Ashley
- Pronunciation: /ˈæʃli/
- Gender: Unisex
- Language: English

Origin
- Language: Old English
- Word/name: Combination of æsċ and lēah
- Meaning: "Ash tree meadow"
- Region of origin: England

Other names
- Variant forms: Ashlee, Ashlie, Ashleigh
- Short form: Ash
- Related names: Ashton, Asher

= Ashley (given name) =

Ashley is a given name which was originally an Old English surname. It is derived from the Old English (Anglo-Saxon) words æsċ (ash) and lēah (clearing, meadow) and translates to "Dweller near the ash tree meadow".

== Regional variations ==

=== England and Wales ===
The use of Ashley as a first name began in England after 1860, likely in honour of Anthony Ashley-Cooper, 7th Earl of Shaftesbury, a social reformer styled Lord Ashley. It was used more intensely starting in the 1970s.
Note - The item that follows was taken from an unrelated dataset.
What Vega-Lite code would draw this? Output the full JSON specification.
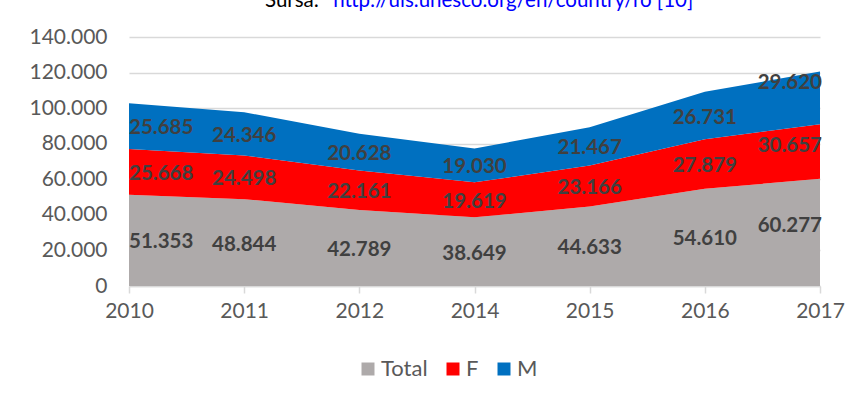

Appearances of the boys' name in popular culture include Ashley Wilkes in 1939's Gone with the Wind and Ash Williams (Ashley Williams) in the 1981 film The Evil Dead.

Ashley in England and Wales was used predominately for boys, ranking at #33 in 1994 for boys and staying within the top 100–300 male names given each year. Ashley was used for English girls but the Ashleigh spelling was preferred, reaching a rank of #55 in 1994.

=== Scotland ===
Ashley was popular for girls from the 1970s and peaked in popularity in 1987 ranking #10 for girls.

=== Ireland ===
Ashley is generally more common for Irish born girls than boys, with the Ashleigh spelling being almost as popular and only ranking for girls.

=== Australia ===
Ashley entered the top 100 names for boys in New South Wales in 1971 but became more popular for girls in 1986. It reached a ranking of #17 for girls in 1987, and left the top 100 in 2011. It reached a ranking of #56 in 1985 for boys. For women, the Ashleigh spelling is as common as Ashley and reached a ranking of #13 in 1990.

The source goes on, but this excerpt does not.